For one, that's mostly Biggs being hyperbolic. Sure, in the long run the Empire intends to rule and control *everything*, but realistically speaking, it'd be a while before they'd need to exert that level of control on such a nothing world as Tatooine.
If they did, it would have to be a small part of a larger campaign to dismantle the Hutt families' dominions. Before that can happen, they would first need the core and mid-rim worlds locked up tight (which is where the Death Star would come in.)

So while I agree it's a logical long term goal, I'd argue that the point of that scene with Biggs wasn't that the Empire taking control was a real concern. Quite the opposite since his point was that he can see it coming because of his new, wider perspective but people like Luke were mostly oblivious and apathetic bordering on indolence.
 
Space is weird in Star Wars thanks to the hyperdrive. "Its such a long way from here" was Luke's lament about the Empire, Alderaan and such. While in actual light years, yes Tatooine a long ways from Alderaan or Imperial Center, but via hyperspace, its like taking a day drive to another state or from San Francisco to Los Angeles, and its even easier because the time in hyperspace is mostly autopilot is seems anyway.
 
Space is weird in Star Wars thanks to the hyperdrive. "Its such a long way from here" was Luke's lament about the Empire, Alderaan and such. While in actual light years, yes Tatooine a long ways from Alderaan or Imperial Center, but via hyperspace, its like taking a day drive to another state or from San Francisco to Los Angeles, and its even easier because the time in hyperspace is mostly autopilot is seems anyway.
The trick is actually getting off planet.
 
You could take a plane to New York or DC in the 60s but I'm sure they felt just as out of reach for a kid growing up in a California cow town.
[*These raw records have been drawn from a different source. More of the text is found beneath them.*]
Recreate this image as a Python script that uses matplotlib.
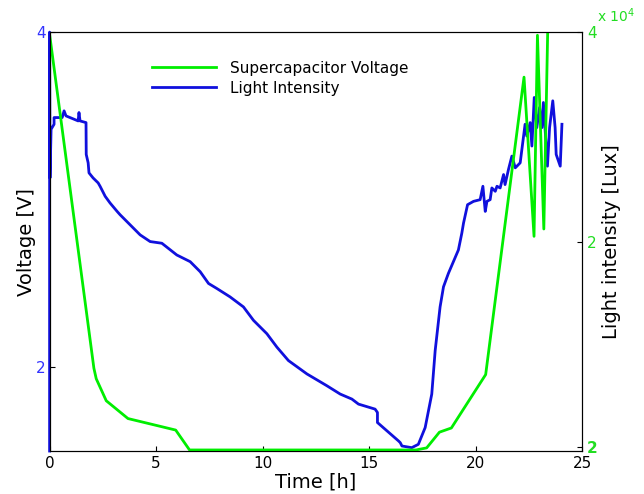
import matplotlib
matplotlib.use("Agg")
import matplotlib.pyplot as plt

# light intensity (drawn on the left axis, as in the original)
t_light = [0, 0, 0.02, 0.07, 0.21, 0.21, 0.59, 0.68, 0.77, 1.34, 1.38, 1.43, 1.71, 1.72,
           1.81, 1.85, 2.04, 2.28, 2.37, 2.61, 2.84, 3.17, 3.31, 3.78, 4.25, 4.72, 5.27,
           5.97, 6.60, 7.07, 7.46, 7.85, 8.47, 9.10, 9.57, 10.20, 10.67, 11.21, 12.08,
           13.01, 13.64, 14.19, 14.50, 15.28, 15.39, 15.39, 16.38, 16.46, 16.54, 17.00,
           17.31, 17.63, 17.94, 18.10, 18.33, 18.49, 18.72, 19.19, 19.35, 19.43, 19.62,
           19.90, 20.21, 20.34, 20.45, 20.53, 20.68, 20.76, 20.92, 21.00, 21.15, 21.31,
           21.38, 21.54, 21.70, 21.86, 22.09, 22.17, 22.32, 22.40, 22.56, 22.64, 22.75,
           22.87, 23.00, 23.11, 23.18, 23.37, 23.47, 23.62, 23.73, 23.78, 23.97, 24.05]
light = [1.5, 4.0, 3.13, 3.42, 3.45, 3.49, 3.49, 3.53, 3.50, 3.47, 3.52, 3.47, 3.46, 3.27,
         3.22, 3.16, 3.13, 3.10, 3.08, 3.02, 2.98, 2.93, 2.91, 2.85, 2.79, 2.75, 2.74,
         2.67, 2.63, 2.57, 2.50, 2.47, 2.42, 2.36, 2.28, 2.20, 2.12, 2.04, 1.96,
         1.89, 1.84, 1.81, 1.78, 1.75, 1.73, 1.67, 1.56, 1.55, 1.53, 1.52,
         1.54, 1.64, 1.84, 2.10, 2.36, 2.48, 2.56, 2.70, 2.80, 2.86, 2.97,
         2.99, 3.00, 3.08, 2.93, 2.99, 3.00, 3.07, 3.05, 3.08, 3.07, 3.15,
         3.09, 3.18, 3.26, 3.19, 3.22, 3.30, 3.45, 3.38, 3.46, 3.32, 3.61,
         3.43, 3.55, 3.43, 3.58, 3.20, 3.43, 3.59, 3.43, 3.27, 3.20, 3.45]

# supercapacitor voltage (drawn on the right axis)
t_volt = [0, 2.08, 2.19, 2.66, 3.68, 5.92, 6.57, 17.2, 17.7, 18.3, 18.86, 20.47,
          22.27, 22.74, 22.9, 23.2, 23.38]
volt = [3.98, 0.79, 0.69, 0.48, 0.31, 0.20, 0.01, 0.01, 0.03, 0.18, 0.22, 0.73,
        3.57, 2.05, 3.97, 2.12, 3.99]

right_ticks = [0.04, 2, 4]
right_labels = ["2", "2", "4"]

fig = plt.figure(figsize=(6.44, 4.94), dpi=100)
ax1 = fig.add_axes([0.077, 0.087, 0.827, 0.848])
ax2 = ax1.twinx()

l_blue, = ax1.plot(t_light, light, color="#1010dd", lw=2, clip_on=False, zorder=3)
l_green, = ax2.plot(t_volt, volt, color="#00ee00", lw=2)

ax1.set_xlim(0, 25)
ax1.set_ylim(1.5, 4)
ax1.set_yticks([2, 4])
ax1.set_xticks([0, 5, 10, 15, 20, 25])
ax1.tick_params(axis="both", direction="in", labelsize=11)
ax1.tick_params(axis="y", labelcolor="#3333ff", pad=3)
ax1.set_xlabel("Time [h]", fontsize=14, labelpad=1)
ax1.set_ylabel("Voltage [V]", fontsize=14, labelpad=0)

ax2.set_ylim(0, 4)
ax2.set_yticks(right_ticks)
ax2.set_yticklabels(right_labels)
ax2.tick_params(axis="y", direction="in", labelcolor="#22dd22", labelsize=11)
ax2.get_yticklabels()[0].set_fontweight("bold")
ax2.set_ylabel("Light intensity [Lux]", fontsize=14, labelpad=3)
fig.text(0.927, 0.955, r"x $10^4$", color="#22dd22", fontsize=10)

fig.legend([l_green, l_blue], ["Supercapacitor Voltage", "Light Intensity"],
           loc="upper left", bbox_to_anchor=(0.215, 0.905), frameon=False,
           fontsize=11, handlelength=4.2, handletextpad=0.9, labelspacing=0.32)

fig.savefig("out.png", dpi=100)
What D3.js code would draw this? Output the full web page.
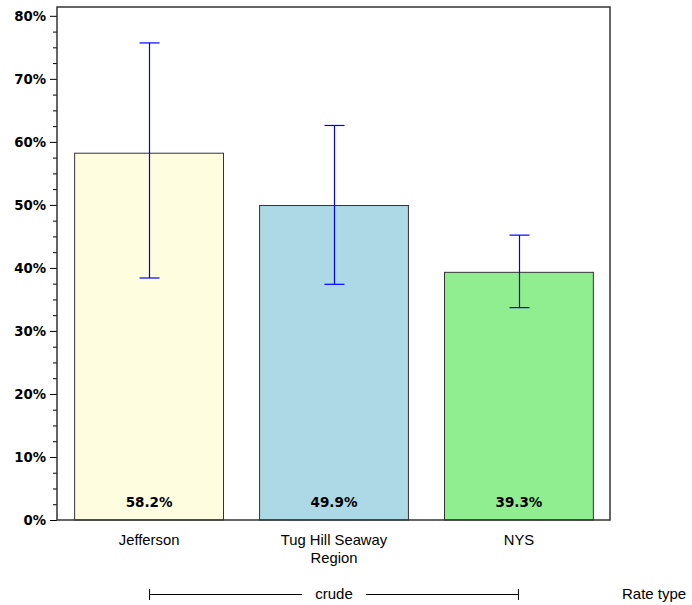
<!DOCTYPE html>
<html><head><meta charset="utf-8">
<script src="https://cdn.jsdelivr.net/npm/d3@7"></script>
<style>body{margin:0;background:#fff}</style>
</head><body>
<svg id="c" width="692" height="605"></svg>
<script>
const categories = ["Jefferson", "Tug Hill Seaway Region", "NYS"];
const categoryLines = [["Jefferson"], ["Tug Hill Seaway", "Region"], ["NYS"]];
const values = [58.2, 49.9, 39.3];
const lower = [38.4, 37.4, 33.7];
const upper = [75.7, 62.6, 45.2];
const colors = ["#FFFDE0", "#ADD8E6", "#90EE90"];
const yTicks = [0, 10, 20, 30, 40, 50, 60, 70, 80];
const groupLabel = "crude";
const groupTitle = "Rate type";

const svg = d3.select("#c");
const L = 57, R = 610, T = 7, B = 520;
const y = d3.scaleLinear().domain([0, 81.4]).range([B, T]);
const x = d3.scaleBand().domain(categories).range([L + 1, R]).paddingInner(0.195).paddingOuter(0.09);

// minor ticks
const minor = d3.range(0, 81, 2.5).filter(v => v % 10 !== 0);
svg.append("g").attr("transform", `translate(${L},0)`)
  .call(d3.axisLeft(y).tickValues(minor).tickSize(4).tickFormat(""))
  .call(g => g.select(".domain").remove())
  .call(g => g.selectAll("line").attr("stroke", "#000"));
// major axis
svg.append("g").attr("transform", `translate(${L},0)`)
  .call(d3.axisLeft(y).tickValues(yTicks).tickSize(7).tickPadding(4).tickFormat(d => d + "%"))
  .call(g => g.select(".domain").remove())
  .call(g => g.selectAll("line").attr("stroke", "#000"))
  .call(g => g.selectAll("text").attr("font-family", "DejaVu Sans").attr("font-weight", "bold")
    .attr("font-size", 13.3).attr("fill", "#000"));

// bars
svg.append("g").selectAll("rect").data(categories).join("rect")
  .attr("x", d => x(d)).attr("width", x.bandwidth())
  .attr("y", (d, i) => y(values[i])).attr("height", (d, i) => y(0) - y(values[i]))
  .attr("fill", (d, i) => colors[i]).attr("stroke", "#333").attr("stroke-width", 1);

// plot border
svg.append("rect").attr("x", L).attr("y", T).attr("width", R - L).attr("height", B - T)
  .attr("fill", "none").attr("stroke", "#333").attr("stroke-width", 1.5);

// error bars
const eb = svg.append("g").attr("stroke", "#0000ff").attr("stroke-width", 1.2);
categories.forEach((c, i) => {
  const cx = Math.round(x(c) + x.bandwidth() / 2) + 0.5;
  eb.append("line").attr("x1", cx).attr("x2", cx).attr("y1", y(lower[i])).attr("y2", y(upper[i]));
  eb.append("line").attr("x1", cx - 10).attr("x2", cx + 10).attr("y1", y(lower[i])).attr("y2", y(lower[i]));
  eb.append("line").attr("x1", cx - 10).attr("x2", cx + 10).attr("y1", y(upper[i])).attr("y2", y(upper[i]));
});

// value labels
svg.append("g").selectAll("text").data(categories).join("text")
  .attr("x", d => x(d) + x.bandwidth() / 2).attr("y", 506.5)
  .attr("text-anchor", "middle").attr("font-family", "DejaVu Sans").attr("font-weight", "bold")
  .attr("font-size", 13.5).attr("fill", "#000")
  .text((d, i) => values[i].toFixed(1) + "%");

// category labels
categories.forEach((c, i) => {
  const t = svg.append("text").attr("x", x(c) + x.bandwidth() / 2).attr("y", 544.5)
    .attr("text-anchor", "middle").attr("font-family", "Liberation Sans").attr("font-size", 14.8).attr("fill", "#000");
  categoryLines[i].forEach((ln, j) => t.append("tspan").attr("x", x(c) + x.bandwidth() / 2).attr("dy", j ? 18.5 : 0).text(ln));
});

// group bracket
const gx1 = x(categories[0]) + x.bandwidth() / 2, gx2 = x(categories[2]) + x.bandwidth() / 2, gy = 594;
svg.append("text").attr("x", (gx1 + gx2) / 2).attr("y", gy + 5).attr("text-anchor", "middle")
  .attr("font-family", "Liberation Sans").attr("font-size", 15).text(groupLabel);
const gw = 40;
const bg = svg.append("g").attr("stroke", "#000").attr("stroke-width", 1);
bg.append("line").attr("x1", gx1).attr("x2", (gx1 + gx2) / 2 - gw / 2 - 12).attr("y1", gy + 0.5).attr("y2", gy + 0.5);
bg.append("line").attr("x1", (gx1 + gx2) / 2 + gw / 2 + 12).attr("x2", gx2).attr("y1", gy + 0.5).attr("y2", gy + 0.5);
bg.append("line").attr("x1", gx1 + 0.5).attr("x2", gx1 + 0.5).attr("y1", gy - 5).attr("y2", gy + 6);
bg.append("line").attr("x1", gx2 - 0.5).attr("x2", gx2 - 0.5).attr("y1", gy - 5).attr("y2", gy + 6);
svg.append("text").attr("x", 622).attr("y", gy + 5).attr("font-family", "Liberation Sans").attr("font-size", 15).text(groupTitle);
</script>
</body></html>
Hell, I know adults today who have never left their home state or gotten on a plane.
 
Maybe those aren't moisture vaporizers. They could be similar-looking atmospheric dehumidifiers. Lord knows we need something like those anywhere south of the Mason-Dixon line during summertime...

This. Unless it's stated that it's a moisture vaporator, then we don't know what it is. Maybe it is. Maybe it just looks similar as CE Evans said. A wash machine and a dryer look the same from a distance, especially in this century when they both have front loading doors.